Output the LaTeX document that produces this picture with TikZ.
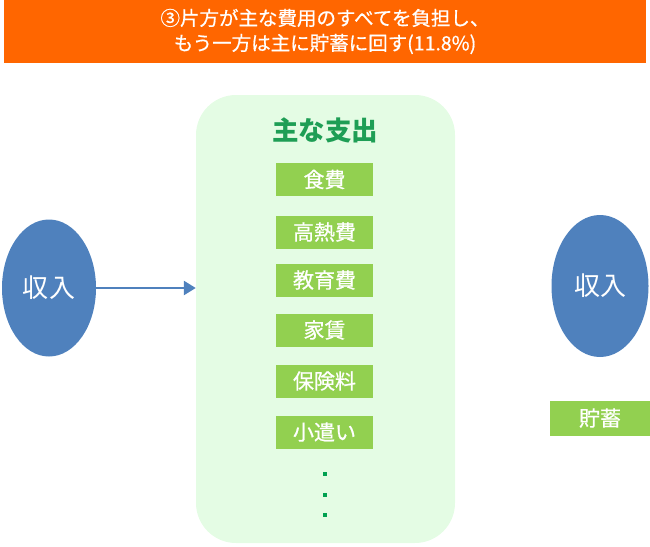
\documentclass[tikz,border=0pt]{standalone}
\usepackage{fontspec}
\setmainfont{Noto Sans CJK JP}
\newfontfamily\cjk{Noto Sans CJK JP}
\newfontfamily\cjkmed{Noto Sans CJK JP}[FakeBold=0.7]
\usetikzlibrary{arrows.meta,shapes.geometric}
\definecolor{bannerorange}{HTML}{FF6600}
\definecolor{incomeblue}{HTML}{4F81BD}
\definecolor{panelgreen}{HTML}{E4FCE4}
\definecolor{itemgreen}{HTML}{92D050}
\definecolor{titlegreen}{HTML}{1E9E55}
\definecolor{dotgreen}{HTML}{00A050}
\tikzset{
  itembox/.style={fill=itemgreen, minimum width=97pt, minimum height=33pt, inner sep=0pt, text=white, font=\cjkmed\fontsize{21}{23}\selectfont},
  income/.style={ellipse, fill=incomeblue, text=white, font=\cjk\fontsize{26}{28}\selectfont},
  dot/.style={fill=dotgreen, minimum size=4.5pt, inner sep=0pt},
  flow/.style={draw=incomeblue, line width=2.5pt, -{Triangle[length=12pt,width=14pt]}}
}
\begin{document}
\begin{tikzpicture}[x=1pt,y=-1pt]
\useasboundingbox (0,0) rectangle (650,546);
% banner
\node[fill=bannerorange, minimum width=642pt, minimum height=63pt, inner sep=0pt, text=white, align=center,
  font=\cjkmed\fontsize{19.5}{25}\selectfont] (banner) at (325,31.5)
  {③片方が主な費用のすべてを負担し、\\もう一方は主に貯蓄に回す(11.8\%)};
% panel
\node[fill=panelgreen, rounded corners=40pt, minimum width=259pt, minimum height=448pt, inner sep=0pt] (panel) at (325.5,319) {};
\node[text=titlegreen, font=\cjk\bfseries\fontsize{26.5}{29}\selectfont] (ptitle) at (325,130) {主な支出};
\node[itembox] (food) at (324.5,179.5) {食費};
\node[itembox] (util) at (324.5,232) {高熱費};
\node[itembox] (edu) at (324.5,280) {教育費};
\node[itembox] (rent) at (324.5,330) {家賃};
\node[itembox] (ins) at (324.5,381) {保険料};
\node[itembox] (pocket) at (324.5,432) {小遣い};
\node[dot] (d1) at (325,474) {};
\node[dot] (d2) at (325,495) {};
\node[dot] (d3) at (325,515) {};
% incomes
\node[income, minimum width=94pt, minimum height=137pt, inner sep=0pt] (incL) at (49,288) {収入};
\node[income, minimum width=97pt, minimum height=142pt, inner sep=0pt] (incR) at (600,286) {収入};
\node[itembox, minimum width=100pt, minimum height=35pt] (save) at (600,418) {貯蓄};
\coordinate (arrS) at (80,288);
\draw[flow] (arrS) -- (panel.west |- arrS);
\end{tikzpicture}
\end{document}
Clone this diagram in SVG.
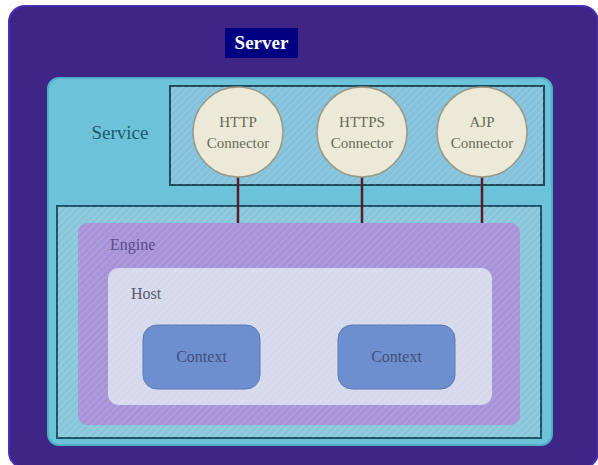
<svg xmlns="http://www.w3.org/2000/svg" width="598" height="465" viewBox="0 0 598 465">
<defs>
<style>
.lbl{font-family:"Liberation Serif","Times New Roman",serif;}
.conn text{font-size:15px;fill:#6a6a5a;text-anchor:middle;}
.circ{fill:#ece9d8;stroke:#9a9a88;stroke-width:1.5;}
.ctx{fill:#6d8fcf;stroke:#5a7ab5;stroke-width:1;}
.ctx-t{font-size:16px;fill:#44507a;text-anchor:middle;}
.link{stroke:#5a1a2a;stroke-width:2.5;}
</style>
<pattern id="hatch" width="5" height="5" patternUnits="userSpaceOnUse" patternTransform="rotate(45)">
<line x1="0" y1="0" x2="0" y2="5" stroke="#ffffff" stroke-opacity="0.15" stroke-width="2"/>
</pattern>
</defs>
<rect width="598" height="465" fill="#ffffff"/>
<g id="server">
<rect x="9" y="6" width="589" height="462" rx="16" fill="#3e2586" stroke="#4a2db0" stroke-width="2"/>
<rect x="225" y="28" width="73" height="30" fill="#000080"/>
<text class="lbl" x="261.5" y="49" font-size="19" font-weight="bold" fill="#ffffff" text-anchor="middle">Server</text>
</g>
<g id="service">
<rect x="48" y="78" width="504" height="367" rx="11" fill="#6cc3d9" stroke="#4fb0c4" stroke-width="2"/>
<text class="lbl" x="120" y="139" font-size="19" fill="#1d5a70" text-anchor="middle">Service</text>
<rect x="57" y="206" width="484" height="232" fill="#88c7db" stroke="#1f5466" stroke-width="2"/>
<rect x="57" y="206" width="484" height="232" fill="url(#hatch)"/>
<rect x="170" y="86" width="374" height="99" fill="#84c2dc" stroke="#1f4a5a" stroke-width="2"/>
<rect x="170" y="86" width="374" height="99" fill="url(#hatch)"/>
</g>
<g id="connectors">
<line class="link" x1="238" y1="177" x2="238" y2="224"/>
<line class="link" x1="362" y1="177" x2="362" y2="224"/>
<line class="link" x1="482" y1="177" x2="482" y2="224"/>
</g>
<g id="http" class="conn">
<circle class="circ" cx="238" cy="132" r="45"/>
<text class="lbl" x="238" y="127">HTTP</text>
<text class="lbl" x="238" y="148">Connector</text>
</g>
<g id="https" class="conn">
<circle class="circ" cx="362" cy="132" r="45"/>
<text class="lbl" x="362" y="127">HTTPS</text>
<text class="lbl" x="362" y="148">Connector</text>
</g>
<g id="ajp" class="conn">
<circle class="circ" cx="482" cy="132" r="45"/>
<text class="lbl" x="482" y="127">AJP</text>
<text class="lbl" x="482" y="148">Connector</text>
</g>
<g id="engine">
<rect x="78" y="223" width="442" height="202" rx="9" fill="#a794d8"/>
<rect x="78" y="223" width="442" height="202" rx="9" fill="url(#hatch)"/>
<text class="lbl" x="110" y="250" font-size="16" fill="#5a4a8a">Engine</text>
</g>
<g id="host">
<rect x="108" y="268" width="384" height="137" rx="11" fill="#d6d9ec"/>
<rect x="108" y="268" width="384" height="137" rx="11" fill="url(#hatch)"/>
<text class="lbl" x="131" y="299" font-size="16" fill="#5a5a6a">Host</text>
</g>
<g id="context1">
<rect class="ctx" x="143" y="325" width="117" height="64" rx="14"/>
<text class="lbl ctx-t" x="201.5" y="362">Context</text>
</g>
<g id="context2">
<rect class="ctx" x="338" y="325" width="117" height="64" rx="14"/>
<text class="lbl ctx-t" x="396.5" y="362">Context</text>
</g>
</svg>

=======

Exercise instructions =>
Return the material word for word. Pictures are not part of the copy.

Result =>
Output the LaTeX document that produces this picture with TikZ.
\documentclass[tikz,border=0pt]{standalone}
\usepackage{fontspec}
\setmainfont{Noto Sans CJK JP}
\newfontfamily\cjk{Noto Sans CJK JP}
\newfontfamily\cjkmed{Noto Sans CJK JP}[FakeBold=0.7]
\usetikzlibrary{arrows.meta,shapes.geometric}
\definecolor{bannerorange}{HTML}{FF6600}
\definecolor{incomeblue}{HTML}{4F81BD}
\definecolor{panelgreen}{HTML}{E4FCE4}
\definecolor{itemgreen}{HTML}{92D050}
\definecolor{titlegreen}{HTML}{1E9E55}
\definecolor{dotgreen}{HTML}{00A050}
\tikzset{
  itembox/.style={fill=itemgreen, minimum width=97pt, minimum height=33pt, inner sep=0pt, text=white, font=\cjkmed\fontsize{21}{23}\selectfont},
  income/.style={ellipse, fill=incomeblue, text=white, font=\cjk\fontsize{26}{28}\selectfont},
  dot/.style={fill=dotgreen, minimum size=4.5pt, inner sep=0pt},
  flow/.style={draw=incomeblue, line width=2.5pt, -{Triangle[length=12pt,width=14pt]}}
}
\begin{document}
\begin{tikzpicture}[x=1pt,y=-1pt]
\useasboundingbox (0,0) rectangle (650,546);
% banner
\node[fill=bannerorange, minimum width=642pt, minimum height=63pt, inner sep=0pt, text=white, align=center,
  font=\cjkmed\fontsize{19.5}{25}\selectfont] (banner) at (325,31.5)
  {③片方が主な費用のすべてを負担し、\\もう一方は主に貯蓄に回す(11.8\%)};
% panel
\node[fill=panelgreen, rounded corners=40pt, minimum width=259pt, minimum height=448pt, inner sep=0pt] (panel) at (325.5,319) {};
\node[text=titlegreen, font=\cjk\bfseries\fontsize{26.5}{29}\selectfont] (ptitle) at (325,130) {主な支出};
\node[itembox] (food) at (324.5,179.5) {食費};
\node[itembox] (util) at (324.5,232) {高熱費};
\node[itembox] (edu) at (324.5,280) {教育費};
\node[itembox] (rent) at (324.5,330) {家賃};
\node[itembox] (ins) at (324.5,381) {保険料};
\node[itembox] (pocket) at (324.5,432) {小遣い};
\node[dot] (d1) at (325,474) {};
\node[dot] (d2) at (325,495) {};
\node[dot] (d3) at (325,515) {};
% incomes
\node[income, minimum width=94pt, minimum height=137pt, inner sep=0pt] (incL) at (49,288) {収入};
\node[income, minimum width=97pt, minimum height=142pt, inner sep=0pt] (incR) at (600,286) {収入};
\node[itembox, minimum width=100pt, minimum height=35pt] (save) at (600,418) {貯蓄};
\coordinate (arrS) at (80,288);
\draw[flow] (arrS) -- (panel.west |- arrS);
\end{tikzpicture}
\end{document}
Clone this diagram in SVG.
<svg xmlns="http://www.w3.org/2000/svg" width="598" height="465" viewBox="0 0 598 465">
<defs>
<style>
.lbl{font-family:"Liberation Serif","Times New Roman",serif;}
.conn text{font-size:15px;fill:#6a6a5a;text-anchor:middle;}
.circ{fill:#ece9d8;stroke:#9a9a88;stroke-width:1.5;}
.ctx{fill:#6d8fcf;stroke:#5a7ab5;stroke-width:1;}
.ctx-t{font-size:16px;fill:#44507a;text-anchor:middle;}
.link{stroke:#5a1a2a;stroke-width:2.5;}
</style>
<pattern id="hatch" width="5" height="5" patternUnits="userSpaceOnUse" patternTransform="rotate(45)">
<line x1="0" y1="0" x2="0" y2="5" stroke="#ffffff" stroke-opacity="0.15" stroke-width="2"/>
</pattern>
</defs>
<rect width="598" height="465" fill="#ffffff"/>
<g id="server">
<rect x="9" y="6" width="589" height="462" rx="16" fill="#3e2586" stroke="#4a2db0" stroke-width="2"/>
<rect x="225" y="28" width="73" height="30" fill="#000080"/>
<text class="lbl" x="261.5" y="49" font-size="19" font-weight="bold" fill="#ffffff" text-anchor="middle">Server</text>
</g>
<g id="service">
<rect x="48" y="78" width="504" height="367" rx="11" fill="#6cc3d9" stroke="#4fb0c4" stroke-width="2"/>
<text class="lbl" x="120" y="139" font-size="19" fill="#1d5a70" text-anchor="middle">Service</text>
<rect x="57" y="206" width="484" height="232" fill="#88c7db" stroke="#1f5466" stroke-width="2"/>
<rect x="57" y="206" width="484" height="232" fill="url(#hatch)"/>
<rect x="170" y="86" width="374" height="99" fill="#84c2dc" stroke="#1f4a5a" stroke-width="2"/>
<rect x="170" y="86" width="374" height="99" fill="url(#hatch)"/>
</g>
<g id="connectors">
<line class="link" x1="238" y1="177" x2="238" y2="224"/>
<line class="link" x1="362" y1="177" x2="362" y2="224"/>
<line class="link" x1="482" y1="177" x2="482" y2="224"/>
</g>
<g id="http" class="conn">
<circle class="circ" cx="238" cy="132" r="45"/>
<text class="lbl" x="238" y="127">HTTP</text>
<text class="lbl" x="238" y="148">Connector</text>
</g>
<g id="https" class="conn">
<circle class="circ" cx="362" cy="132" r="45"/>
<text class="lbl" x="362" y="127">HTTPS</text>
<text class="lbl" x="362" y="148">Connector</text>
</g>
<g id="ajp" class="conn">
<circle class="circ" cx="482" cy="132" r="45"/>
<text class="lbl" x="482" y="127">AJP</text>
<text class="lbl" x="482" y="148">Connector</text>
</g>
<g id="engine">
<rect x="78" y="223" width="442" height="202" rx="9" fill="#a794d8"/>
<rect x="78" y="223" width="442" height="202" rx="9" fill="url(#hatch)"/>
<text class="lbl" x="110" y="250" font-size="16" fill="#5a4a8a">Engine</text>
</g>
<g id="host">
<rect x="108" y="268" width="384" height="137" rx="11" fill="#d6d9ec"/>
<rect x="108" y="268" width="384" height="137" rx="11" fill="url(#hatch)"/>
<text class="lbl" x="131" y="299" font-size="16" fill="#5a5a6a">Host</text>
</g>
<g id="context1">
<rect class="ctx" x="143" y="325" width="117" height="64" rx="14"/>
<text class="lbl ctx-t" x="201.5" y="362">Context</text>
</g>
<g id="context2">
<rect class="ctx" x="338" y="325" width="117" height="64" rx="14"/>
<text class="lbl ctx-t" x="396.5" y="362">Context</text>
</g>
</svg>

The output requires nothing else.